Friday, December 19, 2014

When HOPE is LESS

I remember doing some house cleaning on a cold winter morning several years ago.  We had been enjoying the warmth of a fire for a few nights in a row and the ashes were piling up inside the fireplace. 
Because I was in a cleaning mood I decided that this particular morning would be the perfect time to clean out the big pile of ashes. 

I used the metal shovel-thing and meticulously scooped the ashes into a grocery bag.  It took longer than I expected and it was messier than I had planned.  Particles of gray ash and soot were flying around the room.  However my diligence paid off.  Before long the ashes were tied up in a bag and placed outside on our deck. 

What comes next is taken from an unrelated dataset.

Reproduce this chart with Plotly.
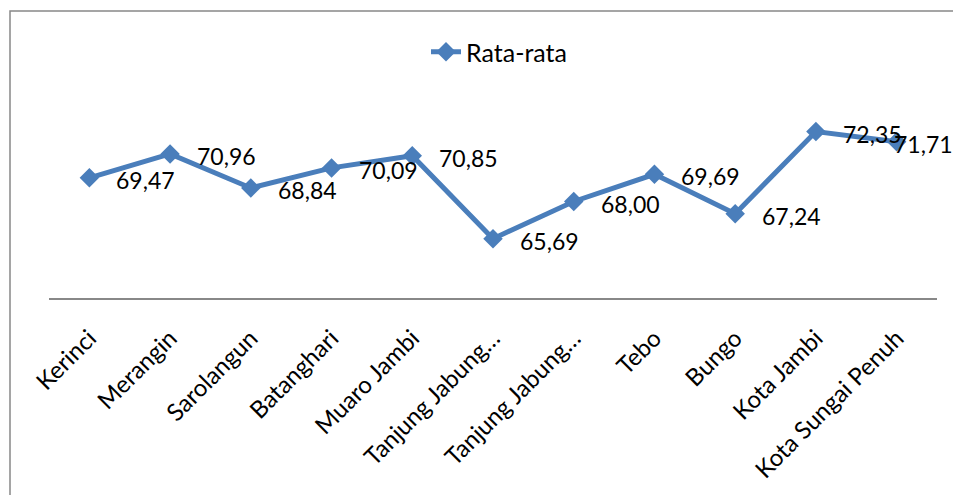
import plotly.graph_objects as go

categories = ["Kerinci", "Merangin", "Sarolangun", "Batanghari", "Muaro Jambi",
              "Tanjung Jabung Barat", "Tanjung Jabung Timur", "Tebo", "Bungo",
              "Kota Jambi", "Kota Sungai Penuh"]
tick_labels = ["Kerinci", "Merangin", "Sarolangun", "Batanghari", "Muaro Jambi",
               "Tanjung Jabung…", "Tanjung Jabung…", "Tebo", "Bungo",
               "Kota Jambi", "Kota Sungai Penuh"]
values = [69.47, 70.96, 68.84, 70.09, 70.85, 65.69, 68.00, 69.69, 67.24, 72.35, 71.71]
value_labels = ["69,47", "70,96", "68,84", "70,09", "70,85", "65,69", "68,00",
                "69,69", "67,24", "72,35", "71,71"]
series_name = "Rata-rata"

FONT = "Lato"
BLUE = "#4a7ebb"
W, H = 953, 495
L, R, T, B = 49, W - 937, 105, H - 298

x_idx = list(range(len(categories)))

fig = go.Figure()
fig.add_trace(go.Scatter(
    x=x_idx, y=values, name=series_name, mode="lines+markers",
    line=dict(color=BLUE, width=5),
    marker=dict(symbol="diamond", size=15, color=BLUE),
    showlegend=True,
))

for i, (v, lab) in enumerate(zip(values, value_labels)):
    xs = -5 if i == len(values) - 1 else 25
    fig.add_annotation(x=i, y=v, text=lab, showarrow=False, xanchor="left",
                       yanchor="middle", xshift=xs, yshift=-2,
                       font=dict(family=FONT, size=23, color="black"))

pw, ph = W - L - R, H - T - B
fig.add_shape(type="rect", xref="paper", yref="paper",
              x0=(10 - L) / pw, x1=(W + 20 - L) / pw,
              y0=(298 - (H + 20)) / ph, y1=(298 - 11) / ph,
              line=dict(color="#888888", width=1.5), fillcolor="rgba(0,0,0,0)",
              layer="below")

fig.update_layout(
    width=W, height=H,
    margin=dict(l=L, r=R, t=T, b=B),
    paper_bgcolor="white", plot_bgcolor="white",
    font=dict(family=FONT, size=24, color="black"),
    legend=dict(x=(426 - L) / pw, y=(298 - 52) / ph, xanchor="left", yanchor="middle",
                orientation="h", bgcolor="rgba(0,0,0,0)",
                font=dict(family=FONT, size=25, color="black")),
    xaxis=dict(range=[-0.5, len(categories) - 0.5], tickmode="array",
               tickvals=x_idx, ticktext=tick_labels, tickangle=-45,
               showline=True, linecolor="#888888", linewidth=1.5,
               showgrid=False, zeroline=False, ticks="", ticklabelstandoff=15,
               tickfont=dict(family=FONT, size=24, color="black")),
    yaxis=dict(range=[62, 74], visible=False, showgrid=False, zeroline=False),
)

fig.write_html("out.html")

Then I began to sweep out the remaining little bits that were left.

It wasn't until a couple of days later that I realized my little cleaning project had left a permanent mark.

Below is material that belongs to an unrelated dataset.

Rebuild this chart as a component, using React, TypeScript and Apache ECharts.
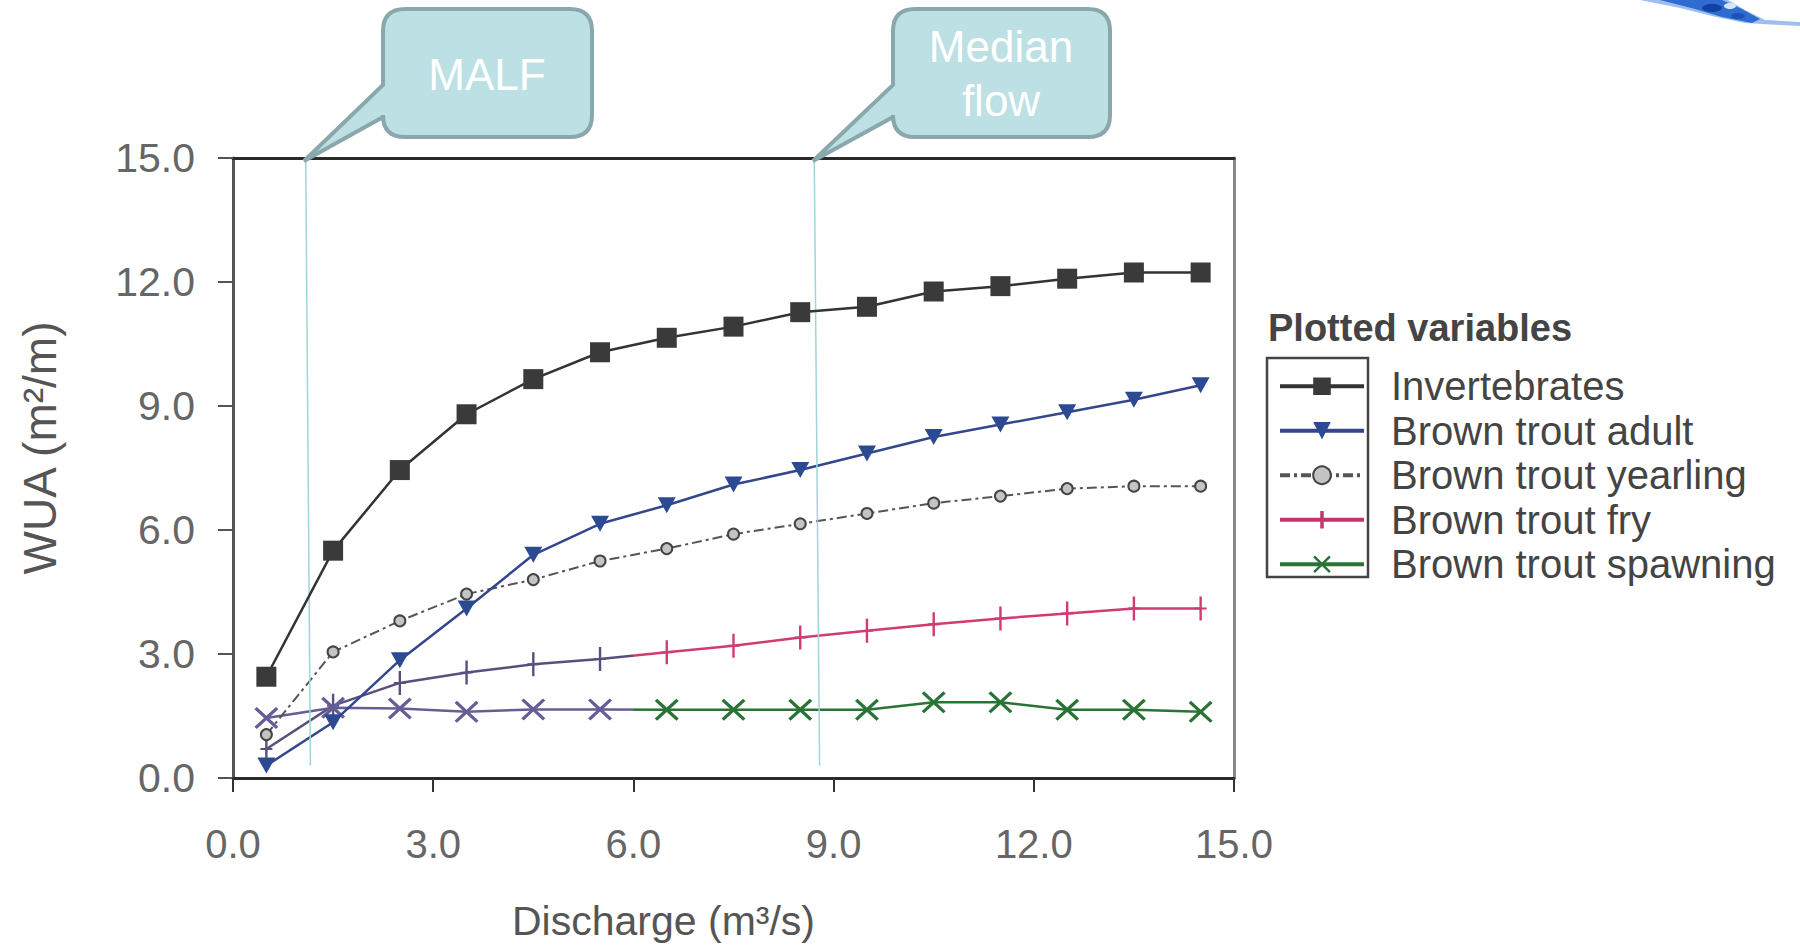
import React, { useEffect, useRef } from "react";
import * as echarts from "echarts";

// ---- data ----
const discharge = [0.5, 1.5, 2.5, 3.5, 4.5, 5.5, 6.5, 7.5, 8.5, 9.5, 10.5, 11.5, 12.5, 13.5, 14.5];
const seriesNames = ["Invertebrates", "Brown trout adult", "Brown trout yearling", "Brown trout fry", "Brown trout spawning"];
const invertebrates = [2.45, 5.5, 7.45, 8.8, 9.65, 10.3, 10.65, 10.92, 11.27, 11.4, 11.77, 11.9, 12.08, 12.23, 12.23];
const troutAdult = [0.3, 1.35, 2.85, 4.1, 5.4, 6.15, 6.6, 7.1, 7.45, 7.85, 8.25, 8.55, 8.85, 9.15, 9.5];
const troutYearling = [1.05, 3.05, 3.8, 4.45, 4.8, 5.25, 5.55, 5.9, 6.15, 6.4, 6.65, 6.82, 7.0, 7.06, 7.06];
const troutFry = [0.7, 1.75, 2.3, 2.55, 2.75, 2.88, 3.04, 3.2, 3.4, 3.56, 3.72, 3.86, 3.98, 4.1, 4.1];
const troutSpawning = [1.45, 1.7, 1.68, 1.6, 1.66, 1.66, 1.65, 1.65, 1.65, 1.65, 1.83, 1.83, 1.65, 1.65, 1.6];
const axisMin = 0;
const axisMax = 15;
const axisInterval = 3;
// reference flow lines: [x at top, y at top], [x at bottom, y at bottom]
const malfLine = [[1.09, 15], [1.16, 0.3]];
const medianLine = [[8.71, 15], [8.79, 0.3]];
const calloutTexts = ["MALF", "Median\nflow"];

const pairs = (ys: number[]) => discharge.map((x, i) => [x, ys[i]]);

const plusPath = "path://M4.2,0 H5.8 V9.2 H9 V10.8 H5.8 V20 H4.2 V10.8 H1 V9.2 H4.2 Z";
const crossPath = "path://M0,2 L2,0 L10,8 L18,0 L20,2 L12,10 L20,18 L18,20 L10,12 L2,20 L0,18 L8,10 Z";

function calloutD(L: number, R: number, T: number, B: number, r: number, y1: number, y2: number, tx: number, ty: number) {
  return `M ${L + r} ${T} L ${R - r} ${T} Q ${R} ${T} ${R} ${T + r} L ${R} ${B - r} Q ${R} ${B} ${R - r} ${B} L ${L + r} ${B} Q ${L} ${B} ${L} ${B - r} L ${L} ${y2} L ${tx} ${ty} L ${L} ${y1} L ${L} ${T + r} Q ${L} ${T} ${L + r} ${T} Z`;
}

let registered = false;
function registerShapes() {
  if (registered) return;
  registered = true;
  echarts.graphic.registerShape("calloutMalf", echarts.graphic.extendPath(calloutD(383, 592, 9, 137, 22, 85, 117, 304, 161), {}) as any);
  echarts.graphic.registerShape("calloutMedian", echarts.graphic.extendPath(calloutD(893, 1110, 9, 137, 22, 85, 117, 813, 161), {}) as any);
}

export default function App() {
  const ref = useRef<HTMLDivElement>(null);
  useEffect(() => {
    if (!ref.current) return;
    registerShapes();
    const chart = echarts.init(ref.current, undefined, { renderer: "svg" });
    const font = "Liberation Sans";
    const fmt = (v: number) => v.toFixed(1);
    const calloutStyle = { fill: "#bde0e4", stroke: "#8aa8ab", lineWidth: 4 };
    const option: any = {
      animation: false,
      backgroundColor: "#ffffff",
      textStyle: { fontFamily: font },
      grid: { left: 233, top: 158, width: 1001, height: 620 },
      xAxis: [
        {
          type: "value", min: axisMin, max: axisMax, interval: axisInterval, position: "bottom",
          axisLine: { show: true, onZero: false, lineStyle: { color: "#2a2a2a", width: 3 } },
          axisTick: { show: true, length: 14, lineStyle: { color: "#333", width: 2 } },
          axisLabel: { formatter: fmt, color: "#666", fontSize: 40, margin: 46, fontFamily: font },
          splitLine: { show: false },
          name: "Discharge (m³/s)", nameLocation: "middle", nameGap: 122,
          nameTextStyle: { fontSize: 41, color: "#555", fontFamily: font, padding: [0, 140, 0, 0] },
        },
        {
          type: "value", min: axisMin, max: axisMax, position: "top",
          axisLine: { show: true, onZero: false, lineStyle: { color: "#2a2a2a", width: 3 } },
          axisTick: { show: false }, axisLabel: { show: false }, splitLine: { show: false },
        },
      ],
      yAxis: [
        {
          type: "value", min: axisMin, max: axisMax, interval: axisInterval, position: "left",
          axisLine: { show: true, onZero: false, lineStyle: { color: "#555", width: 3 } },
          axisTick: { show: true, length: 15, lineStyle: { color: "#555", width: 2 } },
          axisLabel: { formatter: fmt, color: "#666", fontSize: 41, margin: 38, fontFamily: font },
          splitLine: { show: false },
          name: "WUA (m²/m)", nameLocation: "middle", nameGap: 170,
          nameTextStyle: { fontSize: 46, color: "#555", fontFamily: font, padding: [0, 0, 0, 40] },
        },
        {
          type: "value", min: axisMin, max: axisMax, position: "right",
          axisLine: { show: true, onZero: false, lineStyle: { color: "#888", width: 3 } },
          axisTick: { show: false }, axisLabel: { show: false }, splitLine: { show: false },
        },
      ],
      legend: {
        orient: "vertical", left: 1278, top: 364, padding: 0, itemGap: 0,
        itemWidth: 84, itemHeight: 22, selectedMode: false,
        textStyle: { fontSize: 40, color: "#444", lineHeight: 44.5, padding: [0, 0, 0, 22], fontFamily: font },
        lineStyle: { width: 4 },
        data: seriesNames,
      },
      visualMap: [
        { type: "piecewise", show: false, dimension: 0, seriesIndex: 3, pieces: [{ gte: 0, lt: 6, color: "#57507f" }, { gte: 6, lte: 15, color: "#d13a72" }] },
        { type: "piecewise", show: false, dimension: 0, seriesIndex: 4, pieces: [{ gte: 0, lt: 6, color: "#655e96" }, { gte: 6, lte: 15, color: "#2a7336" }] },
      ],
      series: [
        {
          name: seriesNames[0], type: "line", data: pairs(invertebrates),
          symbol: "rect", symbolSize: 20, itemStyle: { color: "#3a3a3a" },
          lineStyle: { color: "#333", width: 2.5 }, z: 5,
          markLine: {
            silent: true, symbol: "none", label: { show: false }, animation: false,
            lineStyle: { color: "#9fd5da", width: 1.5, type: "solid" },
            data: [
              [{ coord: malfLine[0] }, { coord: malfLine[1] }],
              [{ coord: medianLine[0] }, { coord: medianLine[1] }],
            ],
          },
        },
        {
          name: seriesNames[1], type: "line", data: pairs(troutAdult),
          symbol: "triangle", symbolRotate: 180, symbolSize: [18, 16], itemStyle: { color: "#2c4a91" },
          lineStyle: { color: "#34468c", width: 2.5 }, z: 4,
        },
        {
          name: seriesNames[2], type: "line", data: pairs(troutYearling),
          symbol: "circle", symbolSize: 11, itemStyle: { color: "#c4c4c4", borderColor: "#444", borderWidth: 2 },
          lineStyle: { color: "#555", width: 2, type: [10, 4, 3, 4] }, z: 3,
        },
        {
          name: seriesNames[3], type: "line", data: pairs(troutFry),
          symbol: plusPath, symbolSize: [12, 24], itemStyle: { color: "#c8336a" },
          lineStyle: { width: 2.5 }, z: 2,
        },
        {
          name: seriesNames[4], type: "line", data: pairs(troutSpawning),
          symbol: crossPath, symbolSize: [24, 22], itemStyle: { color: "#2a7336" },
          lineStyle: { width: 2.5 }, z: 2,
        },
      ],
      graphic: [
        { type: "polygon", shape: { points: [[1640, 0], [1680, 8], [1712, 16], [1745, 23], [1800, 26], [1800, 22], [1765, 20], [1745, 10], [1728, 0]] }, style: { fill: "#9dbff0" }, silent: true },
        { type: "polygon", shape: { points: [[1660, 0], [1695, 9], [1722, 17], [1752, 23], [1760, 19], [1742, 9], [1722, 0]] }, style: { fill: "#2f6bd0" }, silent: true },
        { type: "ellipse", shape: { cx: 1712, cy: 8, rx: 10, ry: 4 }, style: { fill: "#0e43a3" }, silent: true },
        { type: "ellipse", shape: { cx: 1738, cy: 16, rx: 7, ry: 3 }, style: { fill: "#1b52b8" }, silent: true },
        { type: "ellipse", shape: { cx: 1730, cy: 6, rx: 6, ry: 3 }, style: { fill: "#d6e5fa" }, silent: true },
        { type: "calloutMalf", x: 0, y: 0, style: calloutStyle, silent: true, z: 10 },
        { type: "calloutMedian", x: 0, y: 0, style: calloutStyle, silent: true, z: 10 },
        {
          type: "text", x: 487, y: 74, silent: true, z: 11,
          style: { text: calloutTexts[0], fill: "#ffffff", font: `44px '${font}'`, align: "center", verticalAlign: "middle" },
        },
        {
          type: "text", x: 1001, y: 73, silent: true, z: 11,
          style: { text: calloutTexts[1], fill: "#ffffff", font: `44px '${font}'`, align: "center", verticalAlign: "middle", lineHeight: 54 },
        },
        {
          type: "text", x: 1268, y: 328, silent: true,
          style: { text: "Plotted variables", fill: "#444", font: `bold 38px '${font}'`, align: "left", verticalAlign: "middle" },
        },
        { type: "rect", shape: { x: 1267, y: 358, width: 101, height: 219 }, style: { fill: "none", stroke: "#444", lineWidth: 2.5 }, silent: true },
      ],
    };
    chart.setOption(option);
    return () => chart.dispose();
  }, []);
  return <div ref={ref} style={{ position: "fixed", left: 0, top: 0, width: 1800, height: 949 }} />;
}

Shep had found a hole that appeared to be burnt into our back deck. 

He was puzzled and came to me.

Truthfully I was a bit puzzled myself. 

Then I remembered cleaning out the pile of ashes from the fireplace and placing the bag out on the back deck.

~But it was just a bunch of ashes.~ 

Obviously I had been wrong.

Shep freaked out a little bit and gave me a solid lecture on cleaning out the fireplace protocol.

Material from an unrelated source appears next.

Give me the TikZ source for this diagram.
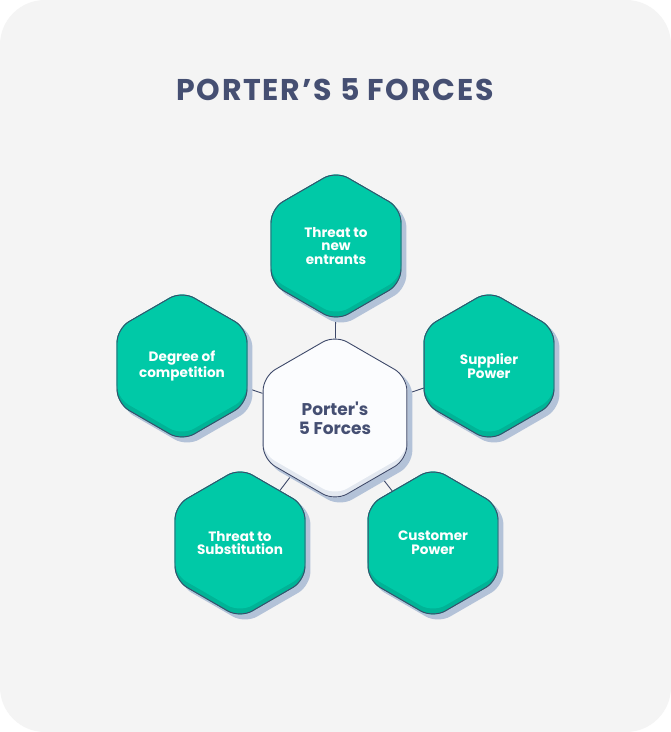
\documentclass[tikz,border=0pt]{standalone}
\usepackage{fontspec}
\setmainfont{Poppins}
\usetikzlibrary{shapes.geometric}

\definecolor{panelgrey}{HTML}{F4F4F4}
\definecolor{titlenavy}{HTML}{454F72}
\definecolor{edgenavy}{HTML}{3E4969}
\definecolor{tealface}{HTML}{00C9A7}
\definecolor{tealband}{HTML}{00B396}
\definecolor{hubface}{HTML}{FBFCFE}
\definecolor{hubband}{HTML}{E3E8F0}
\definecolor{shadowgrey}{HTML}{B3C2D8}

\pgfdeclarelayer{panel}
\pgfdeclarelayer{links}
\pgfdeclarelayer{bodies}
\pgfsetlayers{panel,links,bodies,main}

% shadow, darker bottom band and face of a hexagon node
\newcommand\hexbody[3]{%
  \fill[shadowgrey, rounded corners=14pt] ([shift={(5pt,-5pt)}]#1.corner 1)
    \foreach \k in {2,...,6} { -- ([shift={(5pt,-5pt)}]#1.corner \k) } -- cycle;
  \fill[#2, rounded corners=14pt] (#1.corner 1)
    \foreach \k in {2,...,6} { -- (#1.corner \k) } -- cycle;
  \begin{scope}
    \clip[rounded corners=14pt] (#1.corner 1)
      \foreach \k in {2,...,6} { -- (#1.corner \k) } -- cycle;
    \fill[#3, rounded corners=14pt] ([yshift=6pt]#1.corner 1)
      \foreach \k in {2,...,6} { -- ([yshift=6pt]#1.corner \k) } -- cycle;
  \end{scope}}

\tikzset{
  force/.style={regular polygon, regular polygon sides=6, shape border rotate=30,
    minimum size=150pt, inner sep=0pt, draw=edgenavy, line width=0.9pt,
    rounded corners=14pt, text=white, align=center,
    font=\bfseries\fontsize{13.6}{13.6}\selectfont},
  hub/.style={force, minimum size=166pt, text=titlenavy,
    font=\bfseries\fontsize{17}{19}\selectfont},
  link/.style={draw=edgenavy, line width=0.9pt}
}

\begin{document}
\begin{tikzpicture}[x=1pt, y=1pt]
  \useasboundingbox (0,0) rectangle (671,732);
  % ---- panel ----
  \begin{pgfonlayer}{panel}
    \fill[white] (0,0) rectangle (671,732);
    \fill[panelgrey, rounded corners=45pt] (0,0) rectangle (671,732);
  \end{pgfonlayer}
  % ---- title ----
  \node[text=titlenavy, font=\bfseries\fontsize{30}{30}\selectfont\addfontfeatures{LetterSpace=6}] (title) at (335, 642) {PORTER’S 5 FORCES};
  % ---- hexagons ----
  \node[hub]   (hub)      at (335, 314) {Porter\textquotesingle s\\5 Forces};
  \node[force] (entrants) at (336, 486) {Threat to\\new\\entrants};
  \node[force] (rivalry)  at (182, 366) {Degree of\\competition};
  \node[force] (supplier) at (489, 366) {Supplier\\Power};
  \node[force] (substit)  at (240, 189) {Threat to\\Substitution};
  \node[force] (customer) at (433, 189) {Customer\\Power};
  \begin{pgfonlayer}{bodies}
    \hexbody{hub}{hubband}{hubface}
    \foreach \f in {entrants, rivalry, supplier, substit, customer}
      {\hexbody{\f}{tealband}{tealface}}
  \end{pgfonlayer}
  % ---- links ----
  \begin{pgfonlayer}{links}
    \foreach \f in {entrants, rivalry, supplier, substit, customer}
      \draw[link] (hub.center) -- (\f.center);
  \end{pgfonlayer}
\end{tikzpicture}
\end{document}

Now I know to always use a metal bucket.  (oops)

Thankfully nothing of value had been burned.  We replaced two boards on our back deck and thanked our sweet Lord above for His mercy upon my ignorance.

But my thoughts turned back to those ashes. 

Seriously....it was ashes.  A big pile of ashes.

But somewhere there had to have been more.  Warm embers lingered from the previous night's blaze.

These memories flooded my mind yesterday.  I felt God tugging my heart to write about the days where hope is less. 

Honestly the days of less can be courageously lived because we have enjoyed days of more.

God tells us to recall and recount and remember His faithfulness.

I believe this practice is essential to our lives.

My days, weeks, and months of late have been very sad.

I have found myself questioning more than ever before.
I have sensed a spiritual laziness and apathy that comes from cynicism and doubt.
I simply don't want to believe what God has told me anymore....
The hurt and ache have turned into a numbness of sorts.

In this time God has shown me that HOPE is still there.  Just like those ashes piled high in my fireplace~ embers of hope burn still.

The fire isn't blazing right now.

But there have been days before that the fire of my faith was strong and fierce and brought a warmth to others.
There have been days when God's Word shook me to my core and spoke louder than any person on earth.
There have been days when the Holy Spirit spoke with clarity and power.
There have been days of dreams and visions.
There have been days of prophetic words and encouragement.
There have been days of exuberant praise and worship.
There have been days of powerful testimony.
There have been days of fellowship with God that were sweeter than anything I have ever known.

But not right now.

Right now the fire that once burned is but a pile of ashes....with embers I can't see or feel.

But I believe God that they are there.

I am not hopeless. 

But today hope seems less to me.

These are days we trust anyway.
We believe without any other reason than God says so.

I don't understand why God hasn't intervened yet.

But, the truth is, my understanding is not what matters. 

My obedience is crucial.

Obedience without anything else to fall back on.....

Obedience with no net....

Obedience when all looks dim....

Obedience when others mock and silently whisper....

Obedience is the pleasing sacrifice.


Today my hope is a pile of ashes. The leftovers of countless blazes that have burned.  I sit and wait for the breeze of the Holy One to blow upon me once again. 

Embers stirred by fresh air can't help but ignite.

And out of nowhere~ a flame will come forth again.

I miss it.  The fire. The zeal. The passion.

But the absence of it requires more.

Isaiah 48:10
 See, I have refined you, though not as silver;
    I have tested you in the furnace of affliction.